Emercury has an in-house customer service where you talk to members of the core team. That is to say they are intimately familiar with the product and how it works, as opposed to merely random people trained how to answer questions.

Fair pricing, not using features as blackmail

Another thing that the CEO of Emercury seems to emphasize quite often is their philosophy that features should be available to all. This is in contrast to many of the larger email marketing names that use “feature lock” as a way to get you to upgrade.

It’s typical with many of the services that we review to see a situation where you only need one small feature, but you have to upgrade to a higher tier that includes a volume of email you don’t actually need.

Emercury on the other hand bases its pricing on the number of emails sent, not number of features included. Almost every feature is included in every plan, and you only pay more in order to send more emails.

Cons

Less of the smaller or more experimental features

If you’ve grown accustomed to one of the smaller exotic features on a different platform, you might find that it doesn’t exist on Emercury. This is both good news and bad news, depending on how you view it. They seem intent on developing proven features that really move the needle, and don’t rush smaller and unproven features.

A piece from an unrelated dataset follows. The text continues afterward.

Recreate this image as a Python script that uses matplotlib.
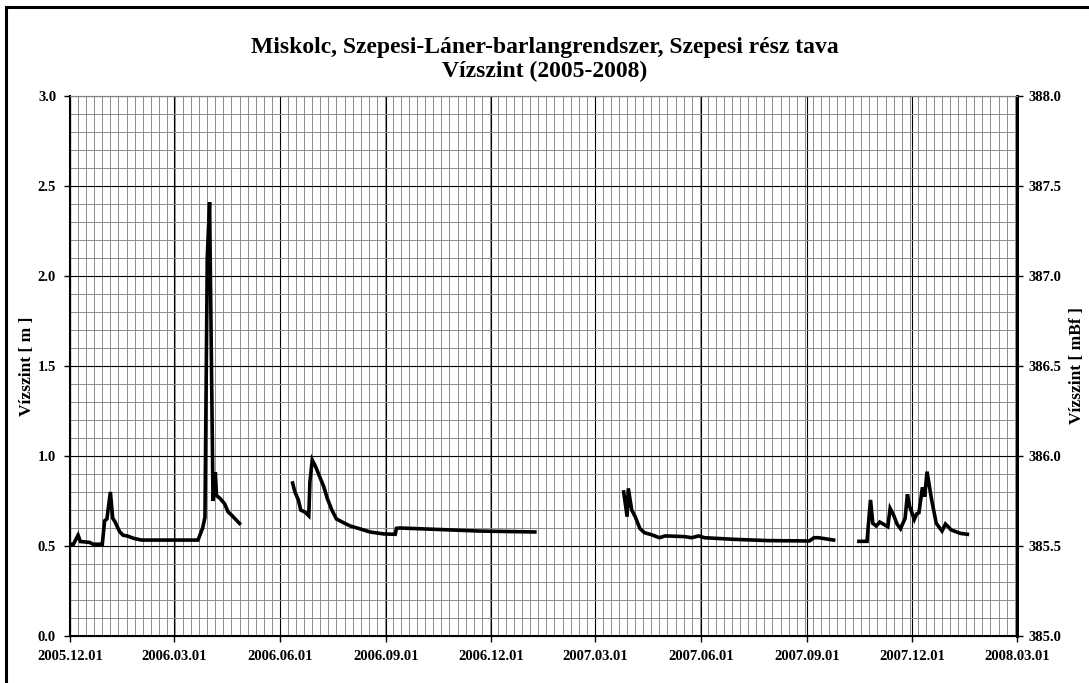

It’s good in the sense that it might help you focus on what actually gives results. It might be bad if you find that you have a habit of using one of these smaller features. We recommend giving it a test and finding out.

Final words

Emercury presents itself as a focused, deliverability-oriented ESP that prioritizes core features and ROI over flashy additions. Its streamlined interface, fair pricing model, and emphasis on human support make it particularly appealing to email marketing veterans who value substance over novelty. While it may not offer every experimental feature found on larger platforms, this intentional restraint appears to be a strategic choice rather than a limitation.

For businesses seeking an ESP that emphasizes what actually drives results in email marketing – deliverability, usable analytics, and core functionality – Emercury offers a compelling option. The platform’s philosophy of making features available across all tiers, coupled with its focus on human-based support, creates a refreshing alternative to the feature-gating common in the industry.

Whether Emercury is right for you ultimately depends on your priorities. If you value straightforward functionality, strong deliverability, and direct access to knowledgeable support over having every possible feature, it’s worth serious consideration. The platform seems particularly well-suited for experienced email marketers who want to focus on what drives actual results rather than getting lost in feature complexity.